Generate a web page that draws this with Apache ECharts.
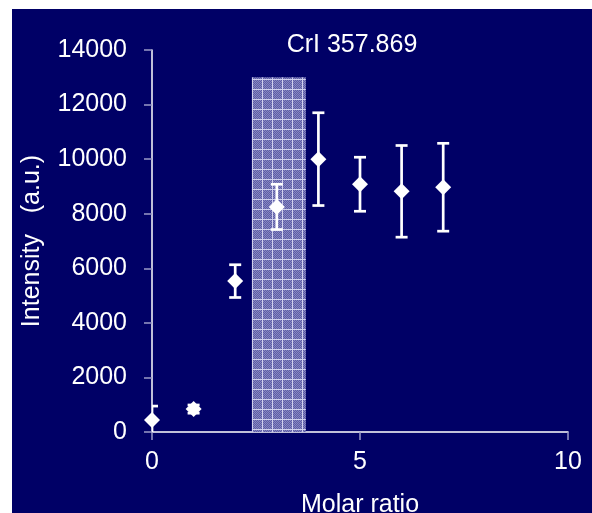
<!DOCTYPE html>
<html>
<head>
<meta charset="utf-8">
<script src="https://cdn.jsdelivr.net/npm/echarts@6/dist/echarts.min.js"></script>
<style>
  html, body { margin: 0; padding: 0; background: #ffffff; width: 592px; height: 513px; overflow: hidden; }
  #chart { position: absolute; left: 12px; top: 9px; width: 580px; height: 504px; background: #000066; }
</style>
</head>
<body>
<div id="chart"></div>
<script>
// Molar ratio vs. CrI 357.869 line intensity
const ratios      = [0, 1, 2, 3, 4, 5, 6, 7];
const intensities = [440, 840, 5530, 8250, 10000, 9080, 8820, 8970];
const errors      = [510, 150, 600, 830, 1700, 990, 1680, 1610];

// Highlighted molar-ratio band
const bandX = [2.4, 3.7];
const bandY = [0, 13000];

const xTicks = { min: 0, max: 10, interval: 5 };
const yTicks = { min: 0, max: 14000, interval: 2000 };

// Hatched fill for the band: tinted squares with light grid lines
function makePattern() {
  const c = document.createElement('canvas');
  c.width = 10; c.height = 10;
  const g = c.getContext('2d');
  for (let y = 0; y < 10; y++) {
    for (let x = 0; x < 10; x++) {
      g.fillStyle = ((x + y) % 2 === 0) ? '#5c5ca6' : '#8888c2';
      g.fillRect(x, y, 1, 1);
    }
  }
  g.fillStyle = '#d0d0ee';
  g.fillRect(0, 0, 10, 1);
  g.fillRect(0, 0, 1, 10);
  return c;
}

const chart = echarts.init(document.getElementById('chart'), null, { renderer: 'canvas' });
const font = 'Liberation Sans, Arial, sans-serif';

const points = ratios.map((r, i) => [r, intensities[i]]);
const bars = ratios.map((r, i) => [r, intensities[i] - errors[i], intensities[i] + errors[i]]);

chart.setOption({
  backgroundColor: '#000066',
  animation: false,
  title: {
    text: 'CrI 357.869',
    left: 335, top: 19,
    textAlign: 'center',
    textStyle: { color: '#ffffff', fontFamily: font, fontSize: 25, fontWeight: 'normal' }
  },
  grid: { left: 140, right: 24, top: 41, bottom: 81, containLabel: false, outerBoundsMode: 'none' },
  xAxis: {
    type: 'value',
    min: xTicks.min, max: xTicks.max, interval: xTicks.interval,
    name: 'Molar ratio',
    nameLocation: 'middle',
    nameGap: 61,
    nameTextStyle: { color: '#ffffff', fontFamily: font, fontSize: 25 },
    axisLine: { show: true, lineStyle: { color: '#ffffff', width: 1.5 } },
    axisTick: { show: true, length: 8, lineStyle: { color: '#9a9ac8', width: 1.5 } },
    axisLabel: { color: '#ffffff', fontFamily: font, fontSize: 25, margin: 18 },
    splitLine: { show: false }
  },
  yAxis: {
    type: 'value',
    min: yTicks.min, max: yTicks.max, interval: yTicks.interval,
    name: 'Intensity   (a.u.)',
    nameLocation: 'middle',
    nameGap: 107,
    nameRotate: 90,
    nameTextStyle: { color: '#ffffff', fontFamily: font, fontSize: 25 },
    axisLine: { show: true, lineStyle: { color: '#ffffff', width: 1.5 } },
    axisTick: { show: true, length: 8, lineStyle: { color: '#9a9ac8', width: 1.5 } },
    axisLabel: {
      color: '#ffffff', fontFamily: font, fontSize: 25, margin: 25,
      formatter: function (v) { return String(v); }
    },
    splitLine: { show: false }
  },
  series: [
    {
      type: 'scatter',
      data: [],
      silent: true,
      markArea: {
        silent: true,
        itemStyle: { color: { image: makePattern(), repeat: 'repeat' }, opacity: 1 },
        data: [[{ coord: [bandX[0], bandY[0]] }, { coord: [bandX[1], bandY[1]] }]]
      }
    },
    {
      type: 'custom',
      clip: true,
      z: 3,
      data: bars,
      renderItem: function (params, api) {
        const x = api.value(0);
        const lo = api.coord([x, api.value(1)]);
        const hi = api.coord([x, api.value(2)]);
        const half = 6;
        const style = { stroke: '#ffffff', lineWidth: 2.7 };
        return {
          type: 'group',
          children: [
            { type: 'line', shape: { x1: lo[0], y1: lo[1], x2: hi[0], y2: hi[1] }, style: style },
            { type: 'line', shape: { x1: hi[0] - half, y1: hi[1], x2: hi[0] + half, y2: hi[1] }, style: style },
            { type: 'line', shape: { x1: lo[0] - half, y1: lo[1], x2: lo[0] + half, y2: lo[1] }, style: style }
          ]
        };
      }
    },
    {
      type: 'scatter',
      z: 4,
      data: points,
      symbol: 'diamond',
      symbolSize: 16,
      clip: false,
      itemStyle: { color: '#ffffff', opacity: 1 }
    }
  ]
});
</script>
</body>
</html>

════════

DIRECTIVE:
Repeat all the data as it stands, dropping any images it holds.

OUTPUT BELOW:
Generate a web page that draws this with Apache ECharts.
<!DOCTYPE html>
<html>
<head>
<meta charset="utf-8">
<script src="https://cdn.jsdelivr.net/npm/echarts@6/dist/echarts.min.js"></script>
<style>
  html, body { margin: 0; padding: 0; background: #ffffff; width: 592px; height: 513px; overflow: hidden; }
  #chart { position: absolute; left: 12px; top: 9px; width: 580px; height: 504px; background: #000066; }
</style>
</head>
<body>
<div id="chart"></div>
<script>
// Molar ratio vs. CrI 357.869 line intensity
const ratios      = [0, 1, 2, 3, 4, 5, 6, 7];
const intensities = [440, 840, 5530, 8250, 10000, 9080, 8820, 8970];
const errors      = [510, 150, 600, 830, 1700, 990, 1680, 1610];

// Highlighted molar-ratio band
const bandX = [2.4, 3.7];
const bandY = [0, 13000];

const xTicks = { min: 0, max: 10, interval: 5 };
const yTicks = { min: 0, max: 14000, interval: 2000 };

// Hatched fill for the band: tinted squares with light grid lines
function makePattern() {
  const c = document.createElement('canvas');
  c.width = 10; c.height = 10;
  const g = c.getContext('2d');
  for (let y = 0; y < 10; y++) {
    for (let x = 0; x < 10; x++) {
      g.fillStyle = ((x + y) % 2 === 0) ? '#5c5ca6' : '#8888c2';
      g.fillRect(x, y, 1, 1);
    }
  }
  g.fillStyle = '#d0d0ee';
  g.fillRect(0, 0, 10, 1);
  g.fillRect(0, 0, 1, 10);
  return c;
}

const chart = echarts.init(document.getElementById('chart'), null, { renderer: 'canvas' });
const font = 'Liberation Sans, Arial, sans-serif';

const points = ratios.map((r, i) => [r, intensities[i]]);
const bars = ratios.map((r, i) => [r, intensities[i] - errors[i], intensities[i] + errors[i]]);

chart.setOption({
  backgroundColor: '#000066',
  animation: false,
  title: {
    text: 'CrI 357.869',
    left: 335, top: 19,
    textAlign: 'center',
    textStyle: { color: '#ffffff', fontFamily: font, fontSize: 25, fontWeight: 'normal' }
  },
  grid: { left: 140, right: 24, top: 41, bottom: 81, containLabel: false, outerBoundsMode: 'none' },
  xAxis: {
    type: 'value',
    min: xTicks.min, max: xTicks.max, interval: xTicks.interval,
    name: 'Molar ratio',
    nameLocation: 'middle',
    nameGap: 61,
    nameTextStyle: { color: '#ffffff', fontFamily: font, fontSize: 25 },
    axisLine: { show: true, lineStyle: { color: '#ffffff', width: 1.5 } },
    axisTick: { show: true, length: 8, lineStyle: { color: '#9a9ac8', width: 1.5 } },
    axisLabel: { color: '#ffffff', fontFamily: font, fontSize: 25, margin: 18 },
    splitLine: { show: false }
  },
  yAxis: {
    type: 'value',
    min: yTicks.min, max: yTicks.max, interval: yTicks.interval,
    name: 'Intensity   (a.u.)',
    nameLocation: 'middle',
    nameGap: 107,
    nameRotate: 90,
    nameTextStyle: { color: '#ffffff', fontFamily: font, fontSize: 25 },
    axisLine: { show: true, lineStyle: { color: '#ffffff', width: 1.5 } },
    axisTick: { show: true, length: 8, lineStyle: { color: '#9a9ac8', width: 1.5 } },
    axisLabel: {
      color: '#ffffff', fontFamily: font, fontSize: 25, margin: 25,
      formatter: function (v) { return String(v); }
    },
    splitLine: { show: false }
  },
  series: [
    {
      type: 'scatter',
      data: [],
      silent: true,
      markArea: {
        silent: true,
        itemStyle: { color: { image: makePattern(), repeat: 'repeat' }, opacity: 1 },
        data: [[{ coord: [bandX[0], bandY[0]] }, { coord: [bandX[1], bandY[1]] }]]
      }
    },
    {
      type: 'custom',
      clip: true,
      z: 3,
      data: bars,
      renderItem: function (params, api) {
        const x = api.value(0);
        const lo = api.coord([x, api.value(1)]);
        const hi = api.coord([x, api.value(2)]);
        const half = 6;
        const style = { stroke: '#ffffff', lineWidth: 2.7 };
        return {
          type: 'group',
          children: [
            { type: 'line', shape: { x1: lo[0], y1: lo[1], x2: hi[0], y2: hi[1] }, style: style },
            { type: 'line', shape: { x1: hi[0] - half, y1: hi[1], x2: hi[0] + half, y2: hi[1] }, style: style },
            { type: 'line', shape: { x1: lo[0] - half, y1: lo[1], x2: lo[0] + half, y2: lo[1] }, style: style }
          ]
        };
      }
    },
    {
      type: 'scatter',
      z: 4,
      data: points,
      symbol: 'diamond',
      symbolSize: 16,
      clip: false,
      itemStyle: { color: '#ffffff', opacity: 1 }
    }
  ]
});
</script>
</body>
</html>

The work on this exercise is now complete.